▶ _Task objective_
Starting at the first line of the data, print each line verbatim up to and including the line bearing "import pandas as pd", omitting pictures.

========

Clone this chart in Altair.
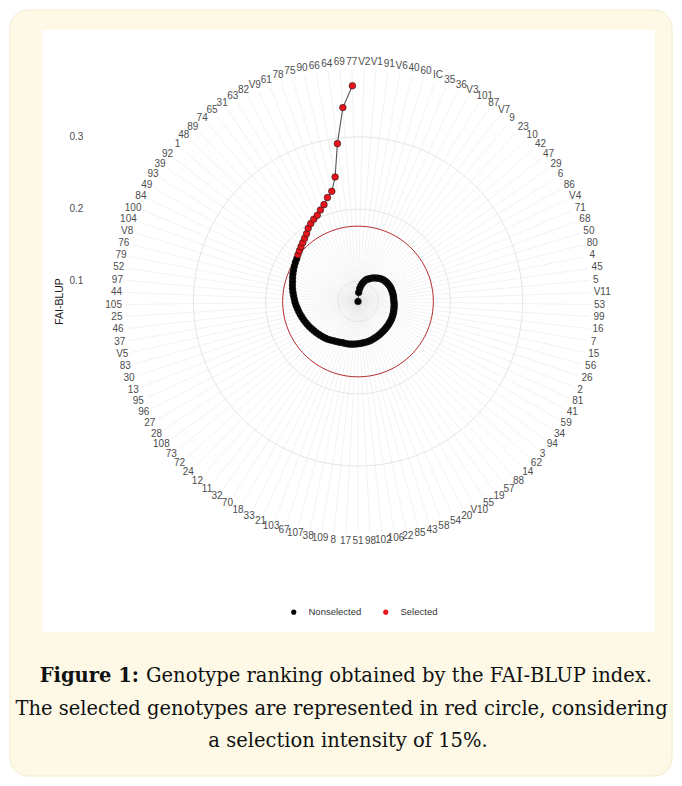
import altair as alt
import pandas as pd

# Genotypes in clockwise order from the top (ascending FAI-BLUP)
genotypes = ["V2", "V1", "91", "V6", "40", "60", "IC", "35", "36", "V3",
             "101", "87", "V7", "9", "23", "10", "42", "47", "29", "6",
             "86", "V4", "71", "68", "50", "80", "4", "45", "5", "V11",
             "53", "99", "16", "7", "15", "56", "26", "2", "81", "41",
             "59", "34", "94", "3", "62", "14", "88", "57", "19", "55",
             "V10", "20", "54", "58", "43", "85", "22", "106", "102", "98",
             "51", "17", "8", "109", "38", "107", "67", "103", "21", "33",
             "18", "70", "32", "11", "12", "24", "72", "73", "108", "28",
             "27", "96", "95", "13", "30", "83", "V5", "37", "46", "25",
             "105", "44", "97", "52", "79", "76", "V8", "104", "100", "84",
             "49", "93", "39", "92", "1", "48", "89", "74", "65", "31",
             "63", "82", "V9", "61", "78", "75", "90", "66", "64", "69", "77"]

fai_blup = [0.0723, 0.0848, 0.0903, 0.0944, 0.0979, 0.1007, 0.1034, 0.1055, 0.1069, 0.1083,
            0.1103, 0.1117, 0.1131, 0.1145, 0.1159, 0.1173, 0.1182, 0.1190, 0.1196, 0.1202,
            0.1206, 0.1210, 0.1213, 0.1214, 0.1215, 0.1217, 0.1217, 0.1218, 0.1218, 0.1218,
            0.1221, 0.1224, 0.1226, 0.1229, 0.1232, 0.1235, 0.1238, 0.1240, 0.1243, 0.1246,
            0.1247, 0.1249, 0.1251, 0.1253, 0.1255, 0.1257, 0.1260, 0.1262, 0.1265, 0.1269,
            0.1273, 0.1276, 0.1280, 0.1285, 0.1290, 0.1293, 0.1296, 0.1298, 0.1301, 0.1304,
            0.1308, 0.1312, 0.1316, 0.1320, 0.1325, 0.1327, 0.1330, 0.1332, 0.1340, 0.1348,
            0.1356, 0.1366, 0.1379, 0.1392, 0.1402, 0.1412, 0.1423, 0.1433, 0.1444, 0.1455,
            0.1467, 0.1480, 0.1492, 0.1504, 0.1517, 0.1529, 0.1542, 0.1554, 0.1567, 0.1581,
            0.1594, 0.1605, 0.1618, 0.1632, 0.1646, 0.1658, 0.1670, 0.1686, 0.1701, 0.1715,
            0.1730, 0.1744, 0.1756, 0.1776, 0.1795, 0.1817, 0.1839, 0.1867, 0.1900, 0.1948,
            0.1983, 0.2015, 0.2042, 0.2091, 0.2143, 0.2221, 0.2289, 0.2474, 0.2925, 0.3413,
            0.3708]

n_selected = 18
cut_value = 0.1765
r_breaks = [0.1, 0.2, 0.3]
r_min = min(fai_blup)

status_labels = ["Nonselected", "Selected"]
status_colors = ["#000000", "#e8141b"]

caption_bold = "Figure 1:"
caption_line1 = "Genotype ranking obtained by the FAI-BLUP index."
caption_line2 = "The selected genotypes are represented in red circle, considering"
caption_line3 = "a selection intensity of 15%."

# ---- geometry -------------------------------------------------------------
N = len(genotypes)
PX = 723.0               # pixels per FAI-BLUP unit on the radial scale
CX, CY = 350.0, 293.5    # polar centre in chart pixels
W, H = 666, 770
R_SPOKE = 232.0 / PX
R_LABEL = 236.0 / PX

xs = alt.Scale(domain=[-CX / PX, (W - CX) / PX], nice=False, zero=False)
ys = alt.Scale(domain=[(CY - H) / PX, CY / PX], nice=False, zero=False)

df = pd.DataFrame({
    "genotype": genotypes,
    "value": fai_blup,
    "idx": list(range(1, N + 1)),
    "status": [status_labels[1] if i > N - n_selected else status_labels[0]
               for i in range(1, N + 1)],
})

theta_expr = f"2*PI*(datum.idx-0.5)/{N}"
base = alt.Chart(df).transform_calculate(theta=theta_expr)

noax = dict(axis=None)

# background boxes
one = pd.DataFrame({"a": [0]})
cream = alt.Chart(one).mark_rect(
    fill="#fdf9e6", stroke="#f3ebcb", strokeWidth=1, cornerRadius=18
).encode(x=alt.value(2), x2=alt.value(664), y=alt.value(2), y2=alt.value(768))
panel = alt.Chart(one).mark_rect(fill="#ffffff").encode(
    x=alt.value(34), x2=alt.value(647), y=alt.value(22), y2=alt.value(624))

# spokes
spokes = base.transform_calculate(
    z="0",
    sx=f"{R_SPOKE}*sin(datum.theta)",
    sy=f"{R_SPOKE}*cos(datum.theta)",
).mark_rule(color="#e4e4e4", strokeWidth=0.5).encode(
    x=alt.X("z:Q", scale=xs, **noax), y=alt.Y("z:Q", scale=ys, **noax),
    x2="sx:Q", y2="sy:Q")

# radial grid circles (and the cut circle) drawn through every genotype angle
ring_df = pd.DataFrame([{"idx": i, "brk": b} for b in r_breaks for i in range(1, N + 2)])
grid = alt.Chart(ring_df).transform_calculate(
    theta=theta_expr,
    gx=f"(datum.brk-{r_min})*sin(datum.theta)",
    gy=f"(datum.brk-{r_min})*cos(datum.theta)",
).mark_line(color="#e2e2e2", strokeWidth=0.9).encode(
    x=alt.X("gx:Q", scale=xs, **noax), y=alt.Y("gy:Q", scale=ys, **noax),
    detail="brk:N", order="idx:Q")

cut_df = pd.DataFrame({"idx": list(range(1, N + 2))})
cut = alt.Chart(cut_df).transform_calculate(
    theta=theta_expr,
    cx=f"({cut_value}-{r_min})*sin(datum.theta)",
    cy=f"({cut_value}-{r_min})*cos(datum.theta)",
).mark_line(color="#b52a2a", strokeWidth=1).encode(
    x=alt.X("cx:Q", scale=xs, **noax), y=alt.Y("cy:Q", scale=ys, **noax),
    order="idx:Q")

pts_base = base.transform_calculate(
    px=f"(datum.value-{r_min})*sin(datum.theta)",
    py=f"(datum.value-{r_min})*cos(datum.theta)",
)

path = pts_base.mark_line(color="#555555", strokeWidth=1.1).encode(
    x=alt.X("px:Q", scale=xs, **noax), y=alt.Y("py:Q", scale=ys, **noax),
    order="idx:Q")

points = pts_base.mark_circle(size=44, opacity=1, stroke="#1a1a1a", strokeWidth=0.6).encode(
    x=alt.X("px:Q", scale=xs, **noax), y=alt.Y("py:Q", scale=ys, **noax),
    color=alt.Color("status:N",
                    scale=alt.Scale(domain=status_labels, range=status_colors),
                    legend=alt.Legend(orient="none", legendX=281, legendY=599,
                                      direction="horizontal", title=None,
                                      labelFontSize=9.5, labelColor="#333333",
                                      labelFont="Liberation Sans",
                                      symbolSize=26, symbolType="circle",
                                      symbolStrokeWidth=0, labelOffset=10,
                                      columnPadding=19, padding=0)),
    order="idx:Q")

# genotype labels around the circle
labels = base.transform_calculate(
    w=f"length(datum.genotype)*5.6/{PX}",
    lx=f"({R_LABEL}+datum.w/2)*sin(datum.theta)",
    ly=f"({R_LABEL}+3.8/{PX})*cos(datum.theta)",
).mark_text(fontSize=10, font="Liberation Sans", color="#4d4d4d",
            align="center", baseline="middle").encode(
    x=alt.X("lx:Q", scale=xs, **noax), y=alt.Y("ly:Q", scale=ys, **noax),
    text="genotype:N")

# radial axis labels and title
rdf = pd.DataFrame({"brk": r_breaks})
rlab = alt.Chart(rdf).transform_calculate(
    ax=f"{(75.3 - CX) / PX}",
    ay=f"datum.brk-{r_min}",
    t="format(datum.brk, '.1f')",
).mark_text(fontSize=10, font="Liberation Sans", color="#4d4d4d",
            align="right", baseline="middle").encode(
    x=alt.X("ax:Q", scale=xs, **noax), y=alt.Y("ay:Q", scale=ys, **noax),
    text="t:N")

rtitle = alt.Chart(one).mark_text(
    text="FAI-BLUP", fontSize=10.5, font="Liberation Sans", color="#1a1a1a",
    angle=270, align="center", baseline="middle").encode(
    x=alt.X(datum=(52 - CX) / PX, type="quantitative", scale=xs, **noax),
    y=alt.Y(datum=0.0, type="quantitative", scale=ys, **noax))

# caption
cap_font = "DejaVu Serif"
cap_size = 19.5
cap1b = alt.Chart(one).mark_text(
    text=caption_bold, font=cap_font, fontSize=cap_size, fontWeight="bold",
    color="#111111", align="right", baseline="middle").encode(
    x=alt.value(131), y=alt.value(668))
cap1 = alt.Chart(one).mark_text(
    text=caption_line1, font=cap_font, fontSize=cap_size,
    color="#111111", align="left", baseline="middle").encode(
    x=alt.value(138), y=alt.value(668))
cap2 = alt.Chart(one).mark_text(
    text=caption_line2, font=cap_font, fontSize=cap_size,
    color="#111111", align="center", baseline="middle").encode(
    x=alt.value(333.5), y=alt.value(701))
cap3 = alt.Chart(one).mark_text(
    text=caption_line3, font=cap_font, fontSize=cap_size,
    color="#111111", align="center", baseline="middle").encode(
    x=alt.value(340), y=alt.value(733))

chart = alt.layer(
    cream, panel, spokes, grid, cut, path, points, labels, rlab, rtitle,
    cap1b, cap1, cap2, cap3
).properties(
    width=W, height=H, padding=0, background="#ffffff",
    autosize=alt.AutoSizeParams(type="none")
).configure_view(strokeWidth=0)

chart.save("out.html", embed_options={"renderer": "svg", "actions": False})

========

▶ _Final result_
Clone this chart in Altair.
import altair as alt
import pandas as pd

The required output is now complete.